Fifth, Apple is building an entire iDevice universe with the iPhone, iPod touch and the iPad, AND is making money off of every atom in that universe. Google still hasn’t gone beyond search.
Sixth, the iPad is taking over. I’m floored at the long-time Apple-haters in my circles who own iPads and love them. Same with the iPod touch. They are the gateway drugs for the under-20/anti-Apple crowd.
@ grh
It’s merely that, in the US, lobbying dollars are more productive than infrastructure investment. Look at who ran our congress for the previous decade and gave us such wonderful things as the “K-Street Project”…
theloniusMac,
I disagree. Apple is selling, activating and supporting as many cellphones as all six Android manufacturers combined. That is a MASSIVE number of cellphones to support. All by one SINGLE manufacturer, to whom cellphone business is just ONE of four (five?) more-or-less equally demanding business lines.
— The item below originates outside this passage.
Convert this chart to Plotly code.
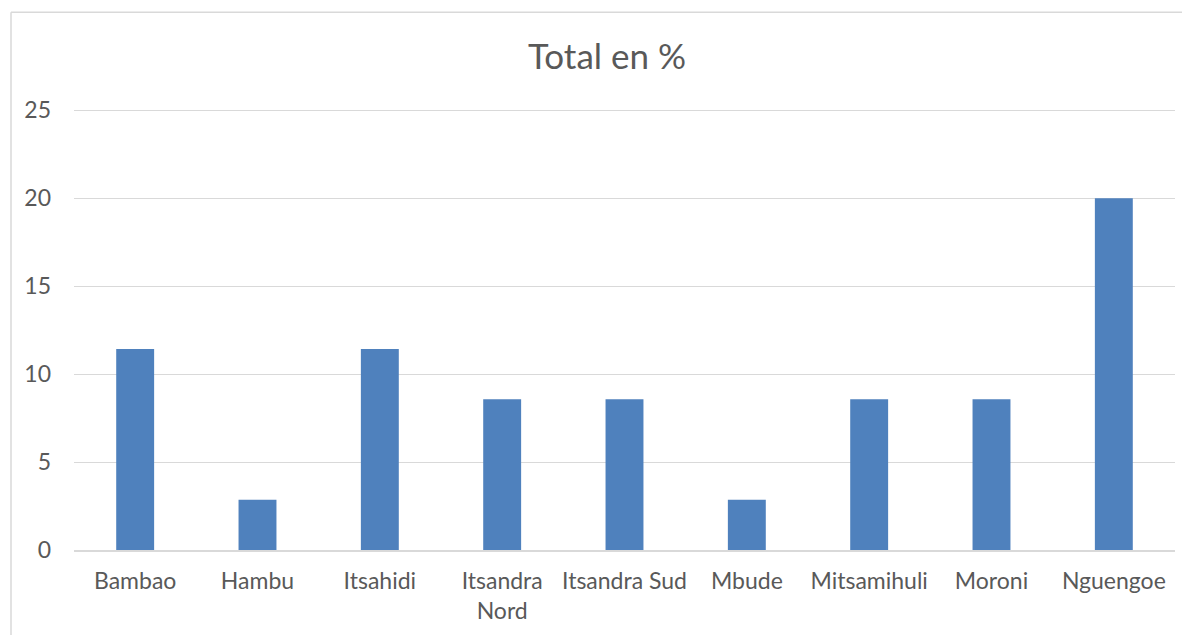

Let us not forget; iPhone growth has been unprecedented. None of these Android manufacturers are individually experienced growth anywhere near as rapid as iPhones. Each sold iPhone requires a new iTunes account, registration, activation and subsequent support. Apple is likely bursting at seams from such fast pace, not to mention the inability to physically make any more iPhones with current facilities.
Apple’s ‘pedal’ is pressed to the metal today. Neither Verizon, nor T-Mobile, nor Sprint would change anything.
Why would Apple want to put the iPhone on verizon? Verizon is trying to make android go through the Vcast store to buy apps instead of googles own market further fragmenting android. There is no way the iPhone will go to Verizon.